Episode 4 (10 August)

The Battles
The Battle Round was taped on 19 July 19 2019, following the same matching rules as applied in previous seasons. Season seven's advisors include: musician Bảo Lan for team Dương Cầm & Hương Giang, former coach of the adult version Tóc Tiên for team Ali Hoàng Dương & Lưu Thiên Hương, and last season's coach Soobin Hoàng Sơn for team Dương Khắc Linh & Phạm Quỳnh Anh. This season, the coaches can "steal" two losing artists from another team as well as save one losing artist from their own team. Contestants who won their battles or were saved by the coaches would advance to the Knockouts. 

Color key:

The Knockouts/the Cross Battles
The new Knockout round took place on 7 September and lasted until the following week. For the first time in the history of The Voice Kids, the cross-battle was applied which featured battles between contestants from different teams. This round's rules was adopted from the fifth season of the adult version. Each turn, three duo coaches would send one of their team member to a cross battle, and only one contestant with the highest point accumulated from the audience's vote as well as vote from a ten-person professional jury would advance to the next round. Each member of the panel can only vote for one contestant from the trio. 

At the end of the round, each coaches could save one of their losing artists, whereas one eliminated artist who had the highest points would also receive the jury's vote and advance to the next round. This new rule resulted in an uneven number of contestants between teams going into the Playoffs.

Color key:

The Playoffs
Color key:

Round 1: Minishow (21 September, 28 September and 5 October)
This year, after the conclusion of a team, each coach had to eliminate one contestant from their teams. At the end of the round, a contestant who receive the lowest vote from the audience would also be eliminated, leaving nine artists advancing to the next round.
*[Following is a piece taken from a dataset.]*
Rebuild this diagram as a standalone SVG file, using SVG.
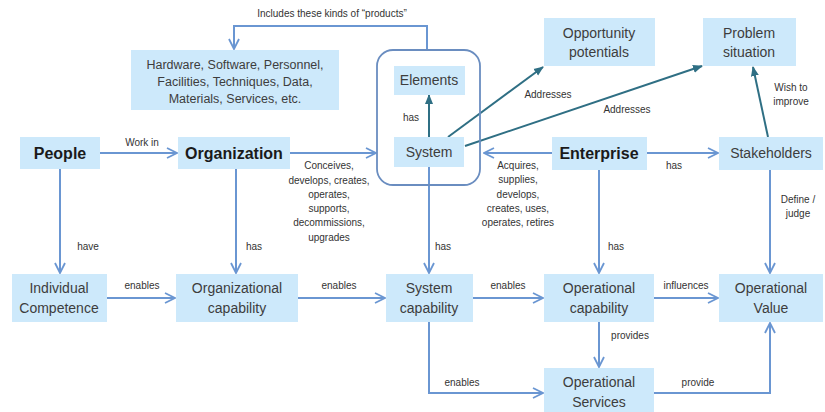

Round 2: Quarterfinal (Top 9)
The remaining nine artists each performed a solo performance for a spot in the Semi-final. At the end of the night, each team had to eliminate one contestant, leaving six artists advanced to next week's Semi-final. A Wildcard vote was conducted to save two contestants who was eliminated from this stage of the competition to the Live Finale.

Round 3: Semifinal (Top 6)
The remaining six artists performed a solo performance for a spot in the Grand Final. At the end of the night, one contestant from each team would advance to the finals based on coaches' choices. The result of the Wildcard was announced on 21 October, revealing the last two finalists. The recipients of the Wildcards were Nguyễn Đỗ Khánh An and Nguyễn Ngọc Bảo Hân.

Elimination chart
Artist's info
  Artist from Team Dương Cầm & Hương Giang
  Artist from Team Ali Hoàng Dương & Lưu Thiên Hương
  Artist from Team Dương Khắc Linh & Phạm Quỳnh Anh
Result details

Controversies
Throughout the airing time of the season, there were many accusations that the show's result was fixed in favor of one team over the other two. During the Cross Battles, controversy arose when a contestant received the highest vote count from the professional jury, creating a big difference with the other two contestants but was then eliminated because of the audience's vote. After the show aired, many viewers expressed their frustration, saying that the producers deliberately arranged the results in order to send through a contestant from Lưu Thiên Hương's team because she has a close relationship with the producers and the music director. The public also criticised the justice of the "audience vote", questioning whether audiences in the studio actually voted. However, producers of The Voice Kids did not give a response.

During the Live Finale which aired on 26 October 2019, upon announcing the final results, host Nguyên Khang mistakenly named the first runner-up, Nguyễn Đoàn Chấn Quốc (team Dương Cầm & Hương Giang) as the winner. A few moments later, Nguyên Khang announced that he had read the results incorrectly and that Kiều Minh Tâm (team Ali Hoàng Dương & Lưu Thiên Hương) was the actual winner. Accusations once again arose that the final result was fixed in favor of Lưu Thiên Hương's contestant, whereas the majority of viewers criticised the show for making a joke of children's feelings. Nguyên Khang however did publicly apologize to Chấn Quốc and his family about his mistake.

On 27 October, a day after the finale, when asked about the incident during the crown moment, Lưu Thiên Hương commented that she thought it was a "small accident" and considered it "memorable" for helping build up bravery for contestants. Her comment immediately received mixed reactions from artists alike as well as the public, with singer Dương Triệu Vũ, supermodel Xuân Lan and Lê Thúy all expressing their frustrations via social media.

Contestants who appeared on previous shows or seasons
 Lương Trương Quỳnh Anh appeared on the show's last season but did not turn a chair.
 Trần Thị Vân Anh auditioned for the show's fifth season but failed to make a team.
 Nguyễn Đỗ Khánh An was the winner of Bolero Idol Kids in 2018.